EXERCISE TASK:
Find all lines in the listing that include the word "image", then copy them.
══ AVAILABLE DATA ══
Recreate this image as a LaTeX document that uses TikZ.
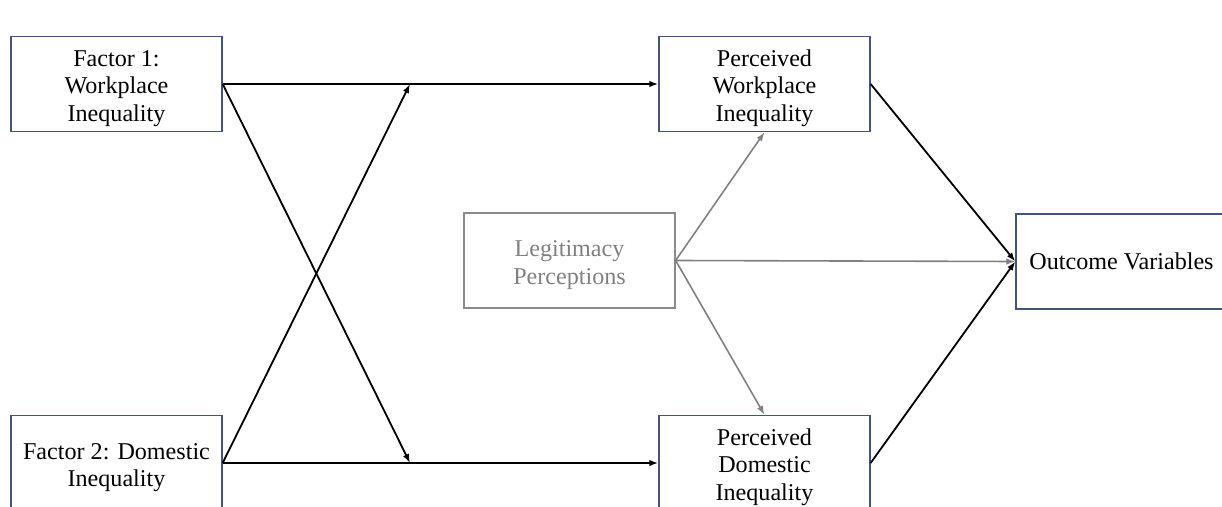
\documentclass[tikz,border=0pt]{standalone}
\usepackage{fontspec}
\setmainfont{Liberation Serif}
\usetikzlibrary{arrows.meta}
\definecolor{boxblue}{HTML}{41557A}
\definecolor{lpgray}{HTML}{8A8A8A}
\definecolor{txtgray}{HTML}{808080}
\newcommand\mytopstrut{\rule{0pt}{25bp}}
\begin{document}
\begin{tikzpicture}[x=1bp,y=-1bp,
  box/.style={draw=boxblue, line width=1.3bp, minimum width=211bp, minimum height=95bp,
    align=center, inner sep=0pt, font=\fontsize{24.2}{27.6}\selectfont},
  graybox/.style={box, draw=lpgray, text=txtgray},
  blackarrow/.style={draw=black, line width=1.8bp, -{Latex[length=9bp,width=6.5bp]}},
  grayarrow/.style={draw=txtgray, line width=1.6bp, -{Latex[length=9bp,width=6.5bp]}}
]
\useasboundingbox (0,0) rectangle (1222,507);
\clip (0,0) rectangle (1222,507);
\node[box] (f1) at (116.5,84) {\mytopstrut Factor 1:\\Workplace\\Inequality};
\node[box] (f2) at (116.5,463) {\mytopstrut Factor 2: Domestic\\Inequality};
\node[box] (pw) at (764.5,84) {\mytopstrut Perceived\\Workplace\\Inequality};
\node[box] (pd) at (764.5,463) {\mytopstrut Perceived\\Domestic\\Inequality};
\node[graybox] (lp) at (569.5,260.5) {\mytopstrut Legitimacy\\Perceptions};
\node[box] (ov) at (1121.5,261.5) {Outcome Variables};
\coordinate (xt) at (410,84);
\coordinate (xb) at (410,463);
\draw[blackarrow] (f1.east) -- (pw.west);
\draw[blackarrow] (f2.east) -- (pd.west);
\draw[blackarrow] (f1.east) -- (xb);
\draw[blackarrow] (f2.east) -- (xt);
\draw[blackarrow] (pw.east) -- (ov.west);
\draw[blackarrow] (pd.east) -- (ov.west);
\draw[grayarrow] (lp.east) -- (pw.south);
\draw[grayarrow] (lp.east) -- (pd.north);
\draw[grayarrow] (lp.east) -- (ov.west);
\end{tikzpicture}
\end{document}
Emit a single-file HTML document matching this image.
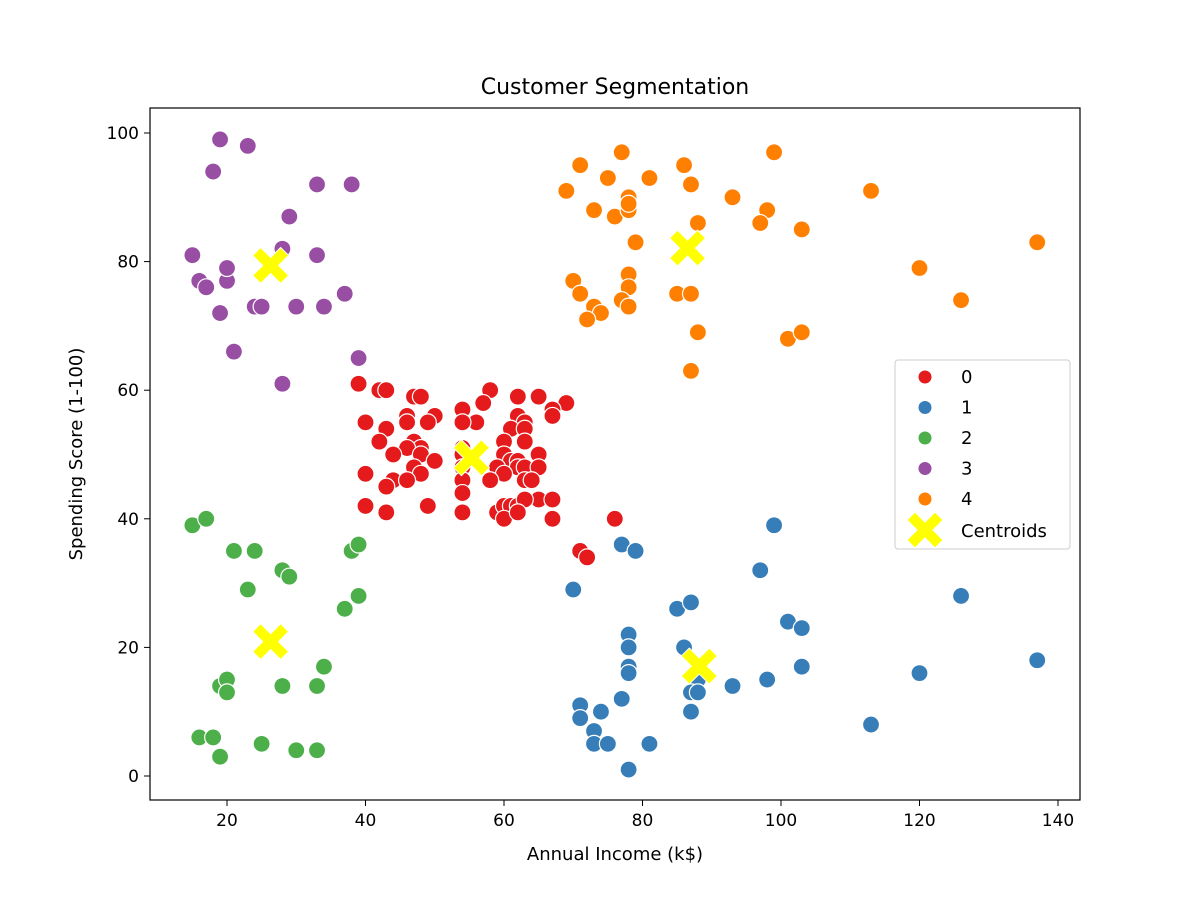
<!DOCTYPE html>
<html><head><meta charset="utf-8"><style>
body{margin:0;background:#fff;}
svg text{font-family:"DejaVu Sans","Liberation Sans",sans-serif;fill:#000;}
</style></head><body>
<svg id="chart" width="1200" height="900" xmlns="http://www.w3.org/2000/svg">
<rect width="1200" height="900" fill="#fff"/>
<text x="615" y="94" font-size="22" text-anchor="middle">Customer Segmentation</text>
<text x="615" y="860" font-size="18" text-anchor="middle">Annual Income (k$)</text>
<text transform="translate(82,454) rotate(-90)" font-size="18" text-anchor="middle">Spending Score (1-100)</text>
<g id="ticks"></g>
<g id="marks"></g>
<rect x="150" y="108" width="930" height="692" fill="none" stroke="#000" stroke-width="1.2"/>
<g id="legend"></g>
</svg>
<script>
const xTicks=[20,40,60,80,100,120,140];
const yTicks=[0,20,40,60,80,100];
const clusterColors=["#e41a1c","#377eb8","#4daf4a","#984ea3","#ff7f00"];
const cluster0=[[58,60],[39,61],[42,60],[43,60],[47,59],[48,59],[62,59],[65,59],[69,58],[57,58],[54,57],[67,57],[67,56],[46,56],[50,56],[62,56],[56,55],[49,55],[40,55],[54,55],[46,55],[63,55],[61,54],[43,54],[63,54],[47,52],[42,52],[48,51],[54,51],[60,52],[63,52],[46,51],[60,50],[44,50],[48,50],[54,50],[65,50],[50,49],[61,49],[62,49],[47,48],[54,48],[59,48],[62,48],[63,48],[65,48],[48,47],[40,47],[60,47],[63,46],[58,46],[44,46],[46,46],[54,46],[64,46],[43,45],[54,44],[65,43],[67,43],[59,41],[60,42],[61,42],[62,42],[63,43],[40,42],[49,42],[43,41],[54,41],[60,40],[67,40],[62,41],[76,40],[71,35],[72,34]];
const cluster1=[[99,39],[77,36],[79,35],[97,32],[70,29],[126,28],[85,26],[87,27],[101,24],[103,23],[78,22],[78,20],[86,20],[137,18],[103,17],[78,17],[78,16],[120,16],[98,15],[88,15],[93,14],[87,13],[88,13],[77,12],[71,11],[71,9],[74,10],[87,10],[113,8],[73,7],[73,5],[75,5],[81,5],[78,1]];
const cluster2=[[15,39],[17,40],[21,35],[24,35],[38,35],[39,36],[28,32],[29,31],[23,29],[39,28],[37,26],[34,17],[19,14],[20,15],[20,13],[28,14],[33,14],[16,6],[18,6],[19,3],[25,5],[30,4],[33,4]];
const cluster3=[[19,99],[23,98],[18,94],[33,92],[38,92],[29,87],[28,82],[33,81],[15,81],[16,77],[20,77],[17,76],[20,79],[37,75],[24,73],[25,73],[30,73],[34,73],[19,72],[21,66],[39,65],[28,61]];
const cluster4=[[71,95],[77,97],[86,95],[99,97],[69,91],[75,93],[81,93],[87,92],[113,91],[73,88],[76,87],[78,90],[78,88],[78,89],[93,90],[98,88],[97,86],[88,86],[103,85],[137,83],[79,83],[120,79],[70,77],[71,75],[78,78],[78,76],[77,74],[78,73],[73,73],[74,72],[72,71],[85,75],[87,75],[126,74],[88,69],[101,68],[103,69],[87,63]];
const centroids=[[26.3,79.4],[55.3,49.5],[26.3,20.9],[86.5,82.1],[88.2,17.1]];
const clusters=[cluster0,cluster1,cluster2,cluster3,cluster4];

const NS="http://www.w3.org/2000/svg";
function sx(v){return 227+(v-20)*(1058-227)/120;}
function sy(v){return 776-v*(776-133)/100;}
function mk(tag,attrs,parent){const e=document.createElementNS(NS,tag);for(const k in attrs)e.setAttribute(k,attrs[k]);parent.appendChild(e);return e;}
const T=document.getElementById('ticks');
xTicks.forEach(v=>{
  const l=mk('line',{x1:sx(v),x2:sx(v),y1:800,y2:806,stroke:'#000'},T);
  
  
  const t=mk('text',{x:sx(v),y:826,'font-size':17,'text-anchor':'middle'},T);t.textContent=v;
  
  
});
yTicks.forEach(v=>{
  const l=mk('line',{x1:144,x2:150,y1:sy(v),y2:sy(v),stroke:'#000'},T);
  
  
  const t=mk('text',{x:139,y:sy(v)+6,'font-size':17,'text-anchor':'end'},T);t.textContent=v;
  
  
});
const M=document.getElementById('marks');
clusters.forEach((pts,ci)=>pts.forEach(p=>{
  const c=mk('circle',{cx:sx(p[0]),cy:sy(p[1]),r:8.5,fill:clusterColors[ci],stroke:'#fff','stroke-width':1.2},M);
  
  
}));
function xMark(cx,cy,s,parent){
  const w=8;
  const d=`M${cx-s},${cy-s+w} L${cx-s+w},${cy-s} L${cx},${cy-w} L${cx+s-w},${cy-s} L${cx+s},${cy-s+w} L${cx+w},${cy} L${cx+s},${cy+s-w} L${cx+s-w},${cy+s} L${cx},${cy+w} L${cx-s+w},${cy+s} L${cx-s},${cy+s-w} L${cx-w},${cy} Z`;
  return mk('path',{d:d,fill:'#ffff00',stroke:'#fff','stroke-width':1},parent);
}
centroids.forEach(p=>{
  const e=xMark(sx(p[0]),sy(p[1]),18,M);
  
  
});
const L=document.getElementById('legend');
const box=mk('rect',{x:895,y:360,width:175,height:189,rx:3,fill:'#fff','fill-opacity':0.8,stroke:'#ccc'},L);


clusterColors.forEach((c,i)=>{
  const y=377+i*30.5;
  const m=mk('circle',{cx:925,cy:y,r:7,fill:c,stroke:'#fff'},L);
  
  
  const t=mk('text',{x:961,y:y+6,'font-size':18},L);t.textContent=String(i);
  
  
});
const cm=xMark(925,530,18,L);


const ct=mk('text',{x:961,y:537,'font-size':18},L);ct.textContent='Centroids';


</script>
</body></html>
═══
RESPONSE BELOW:
Recreate this image as a LaTeX document that uses TikZ.
Emit a single-file HTML document matching this image.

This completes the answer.